Step 2. Sort out your sleep hygiene

There are many things that we all do every day without thinking that are damaging for sleep. Be wary of overstimulation. In the human body, caffeine has a half-life of around four hours, which means that one-eighth of the caffeine from a cup of coffee necked at breakfast will still be zinging around the bloodstream at night. Nicotine is cleared from the blood more quickly, but there’s a risk that as the levels subside the brain wakes up seeking another fix. Though alcohol is a depressant and can help us get to sleep, the withdrawal that is starting to occur in the middle of the night tends to disturb sleep in the early hours. What we eat, how much of it and at what time is also important because these signals help set the body clock. Too much noise, such as snoring or a noisy street, can disturb, particularly when we are in the lightest stages of sleep. Invest in a pair of quality ear plugs.

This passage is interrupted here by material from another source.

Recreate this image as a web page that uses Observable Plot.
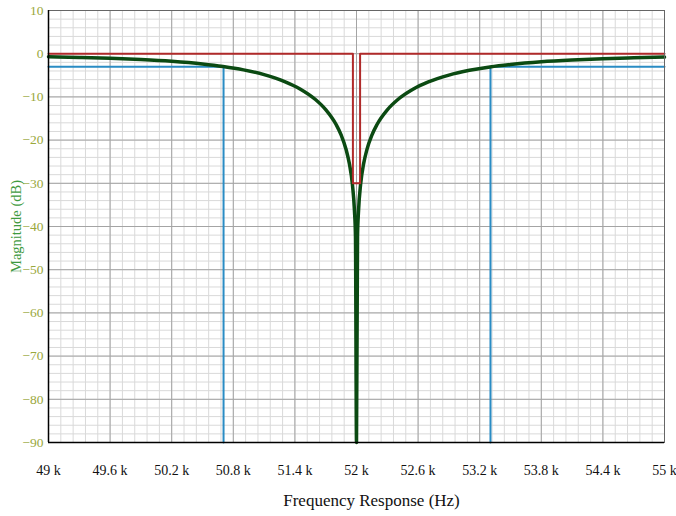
<!DOCTYPE html>
<html>
<head>
<meta charset="utf-8">
<script src="https://cdn.jsdelivr.net/npm/d3@7"></script>
<script src="https://cdn.jsdelivr.net/npm/@observablehq/plot@0.6"></script>
<style>
  body { margin: 0; background: #fff; }
  #chart svg { display: block; }
</style>
</head>
<body>
<div id="chart"></div>
<script>
// Axis tick values
const freqTicks = [49000, 49600, 50200, 50800, 51400, 52000, 52600, 53200, 53800, 54400, 55000];
const dbTicks = [10, 0, -10, -20, -30, -40, -50, -60, -70, -80, -90];

// Measured notch-filter response (Hz, dB)
const responseFreq = [49000, 49300, 49600, 49900, 50200, 50500, 50700, 50900, 51100, 51300, 51450,
  51600, 51700, 51800, 51850, 51900, 51930, 51960, 51980, 51990, 52000, 52010, 52020, 52040,
  52070, 52100, 52150, 52200, 52300, 52400, 52550, 52700, 52900, 53100, 53300, 53500, 53800,
  54100, 54400, 54700, 55000];
const responseDb = [-0.71, -0.86, -1.07, -1.36, -1.77, -2.38, -2.96, -3.74, -4.84, -6.44, -8.15,
  -10.6, -12.94, -16.34, -18.8, -22.3, -25.38, -30.24, -36.26, -42.28, -90, -42.28, -36.26, -30.25,
  -25.4, -22.31, -18.83, -16.38, -12.99, -10.66, -8.23, -6.53, -4.95, -3.85, -3.06, -2.49, -1.87,
  -1.46, -1.16, -0.95, -0.79];

// Ideal notch template
const idealFreq = [49000, 51965, 51965, 52035, 52035, 55000];
const idealDb = [0, 0, -30, -30, 0, 0];

// -3 dB band-edge markers
const bandSide = ["low", "low", "low", "high", "high", "high"];
const bandFreq = [49000, 50705, 50705, 53305, 53305, 55000];
const bandDb = [-3, -3, -90, -90, -3, -3];

const xTitle = "Frequency Response (Hz)";
const yTitle = "Magnitude (dB)";

const response = responseFreq.map((f, i) => ({f, db: responseDb[i]}));
const ideal = idealFreq.map((f, i) => ({f, db: idealDb[i]}));
const band = bandFreq.map((f, i) => ({f, db: bandDb[i], side: bandSide[i]}));

// Minor grid: five divisions between major ticks
const minorX = d3.range(0, 51).map(i => 49000 + i * 120);
const minorY = d3.range(0, 51).map(i => -90 + i * 2);

const fmtK = d => `${d / 1000} k`;

const plot = Plot.plot({
  width: 676,
  height: 516,
  marginLeft: 48,
  marginRight: 12,
  marginTop: 10,
  marginBottom: 74,
  style: {background: "#fff", fontFamily: "'Liberation Serif', 'Times New Roman', serif"},
  x: {domain: [49000, 55000], label: null},
  y: {domain: [-90, 10], label: null},
  marks: [
    Plot.ruleX(minorX, {stroke: "#d9d9d9", strokeWidth: 1}),
    Plot.ruleY(minorY, {stroke: "#d9d9d9", strokeWidth: 1}),
    Plot.ruleX(freqTicks, {stroke: "#a4a4a4", strokeWidth: 1}),
    Plot.ruleY(dbTicks, {stroke: "#a4a4a4", strokeWidth: 1}),
    Plot.line(band, {x: "f", y: "db", z: "side", stroke: "#2a8cc4", strokeWidth: 2}),
    Plot.line(response, {x: "f", y: "db", stroke: "#0b4a12", strokeWidth: 3.5, curve: "monotone-x"}),
    Plot.line(ideal, {x: "f", y: "db", stroke: "#b02a2a", strokeWidth: 2}),
    Plot.frame({stroke: "#666", strokeWidth: 1}),
    Plot.ruleX([49000], {stroke: "#000", strokeWidth: 1.5}),
    Plot.ruleY([-90], {stroke: "#000", strokeWidth: 1.5}),
    Plot.axisX({
      ticks: freqTicks, tickFormat: fmtK, tickSize: 0, tickPadding: 23,
      fontSize: 14, color: "#111",
      label: xTitle, labelArrow: "none", labelAnchor: "center", labelOffset: 63
    }),
    Plot.axisY({
      ticks: dbTicks, tickSize: 0, tickPadding: 5,
      fontSize: 13.5, color: "#9aa83c",
      label: yTitle, labelArrow: "none", labelAnchor: "center", labelOffset: 38
    })
  ]
});

// Axis titles: own text, size and colour
const svg = d3.select(plot);
svg.selectAll('[aria-label="x-axis label"] text')
  .text(xTitle).attr("font-size", 17).attr("fill", "#111").attr("dx", 15);
svg.selectAll('[aria-label="y-axis label"] text')
  .text(yTitle).attr("font-size", 14.5).attr("fill", "#3f9a3f");

document.getElementById("chart").append(plot);
</script>
</body>
</html>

Step 3. Pay more attention to light

The human brain (like that of other animals) is acutely sensitive to the comings and goings of the sun. From an evolutionary perspective, this makes perfect sense. Light and darkness are of such importance for survival that there has been strong selection to pay attention to these cues. The light that strikes the retina is wired to the visual cortex, but the optic nerve also carries signals to a small region in the centre of the brain that relays the message to every cell in the body, a biological clock that informs our brains when to wake and when to sleep. We need to stick to a routine, with the same wake up time from one day to the next. Forgoing the opportunity to sleep that a lie-in offers might sound like strange advice, but a clear routine that the brain can cue into is likely to result in sleep of consistently good quality. We need to seek out as much natural light as possible as this will help the body clock to keep time. But with our increasingly urban, artificially illuminated lives, there is a danger that we fall out of synch with the sun, with knock-on consequences for sleep. As our brains also pay particular attention to the bluish hues at dawn and dusk, we should avoid excessive exposure to mobile screens (where the blues are particularly bountiful) after the sun has set.

Step 4. Breathe

Sleep apnea disrupts sleep because the lack of oxygen brings on a physiological panic that results in arousal. So anything we can do to maximise access to oxygen is likely to minimise the chances of on oxygen crisis. For a start, stop smoking. If you snore, find ways to stop. Give the lungs a deep-breathing workout routinely during the day and before bedtime to increase lung capacity and the surface area for gaseous exchange. If your nose is blocked, make judicious use of decongestants.

All of these steps, and more, have led me to be far more mindful of my sleep and, in spite of the neurological damage that underlies my narcolepsy, I now sleep far better than I have done for decades. Rather than seeing wakefulness as the raison d’être and sleep and an inconvenient afterthought, I now see the two states as equal partners in a shared evolutionary enterprise. It is simply not possible to have productive wakefulness without productive sleep and if we want our brains to operate at their optimum when we are awake, it pays to put the work in on our sleep.